Matthew Toseland wrote:
> On Tue, Mar 20, 2007 at 02:52:01PM +0000, Dave Baker wrote:
>
>>>> [cut]
>>>>
>>>>
>>>>> Benefits to the Freenet Community:
>>>>> With this project it will be much easier to start a Freenet Node
>>>>> in every QEmu supported Operative System.
>>>>>
>>>> Why? Freenet already runs in Java, and half the point of Java is that
>>>> it's platform-independent. How will it being a QEmu image make it easier
>>>> than the current installer (or any hypothetical Freenet installer)?
>>>>
>>> I think that with a QEmu machine it should be simpler because we can
>>> "pack" everything
>>> in a single executable that will start up a system that can be take care
>>> of everything involving
>>> a good functioning of a Freenet node.
>>>
>> That's the idea of the installer - it comes as a single file. Granted, it
>> ends
>> up as a directory on disk (along with appropriate shortcuts and suchlike)
>> but
>> it essentially looks the same to the user. I can't really see as there's
>> much
>> of a benefit from it being in a single file (there's no shortage, after
>> all);
>> certainly not enough to outweight the enournmous overhead of running inside
>> a
>> virtualiser.
>>
>>
>>> I mean it would be really easier
>>> to perform auto-update
>>> for both the freenet code and the Java Virtual Machine.
>>>
>> They both do that anyway.
>>
>
> The JVM is auto-updated?
>
Yes, the idea is to setup an auto-update for both the freenet code and
the JVM.
>>> For the user it is just "turning on a box" that will take care of
>>> everything. And I
>>> think that is a good point for usability.
>>>
>> Right now, the user doesn't have to do anything at all, on windows, anyway:
>> it
>> starts up on system start. On unix it's just a matter of './run.sh start' or
>> whatever it is nowadays.
>>
>>
>>> What is more there will be almost no security and crash problems for the
>>> hosting machine
>>> (as in every virtualized environment), probably in my application I
>>> should stress this point more.
>>>
>> Again - Java. We're in a virtual machine anyway.
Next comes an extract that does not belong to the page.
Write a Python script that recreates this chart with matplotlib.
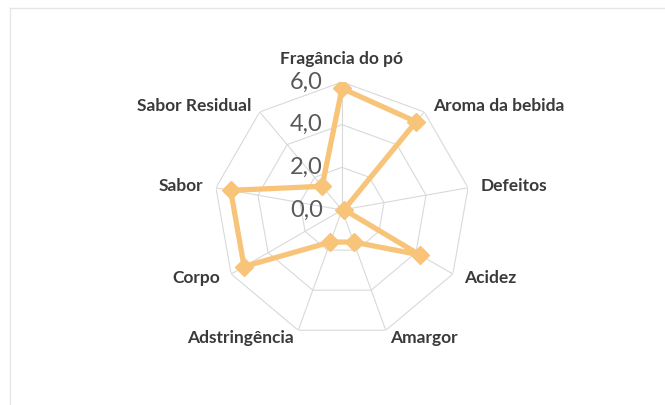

We can't use up all the
>> memory, and we get free protection against stack smashing and the like, so
>> vulerabilities in Freenet are much less likley anyway.
>>
>
> Now, putting it in a container - a chroot, MAC jail, whatever - and
> having the installer auto-config this and add an init script on install,
> that might be interesting, but probably very linux-specific.
>
It can be very Linux specific inside the QEmu-Freenet, but outside I think
you can use this propreties even if you are in a Windows system
>>>>> Finally this QEmu instance could be used for studying pourposes,
>>>>> at user level too, on Freenet functionality (e.g. statistics,
>>>>> bandusage,...)
>>>>> even in a cluster of freenet nodes.
>>>>>
>>>> Why do we need QEmu for that? We can set up an indefinate number nodes on
>>>> the same machine anyway.
>>>>
>>>> Essentially, the 'benefit' section leaves so many questions unanswered
>>>> that it doesn't actually explain the benefit at all, so I still don't
>>>> understand the point of the project. I'm sure there's a sensible aim
>>>> here, but I can't figure out what it is from reading the proposal!
>>>>
>>> I think we should consider it from the point of view of a non-freenet
>>> developer.
>>> It could be really easier just to turn your n-virtual machines on and run
>>> classical system administration tools on it, than searching how to
>>> deploy n-nodes on
>>> the same machine. And they will have the same possibility as n-nodes
>>> connected to
>>> a virtual switch? I mean: it is like having n-computer to tests! :)
>>>
>> Well the only thing you'd have to change to get several nodes running on the
>> same host would be the port numbers, which you'd still have to change in
>> qemu, I assume, otherwise your machine would have no idea which node you
>> wanted to connect to if you pointed your browser at localhost:8888. I don't
>> know how qemu handles multiple copies of itself all wanting to listen on the
>> same port, but whatever you do, you still end up with the same problem.
>>
>
> Running multiple nodes in the same VM with unnecessary layers disabled
> would be both interesting and fast enough to be useful.
>
Maybe we can add in the GUI an option for the removal of unwanted layers.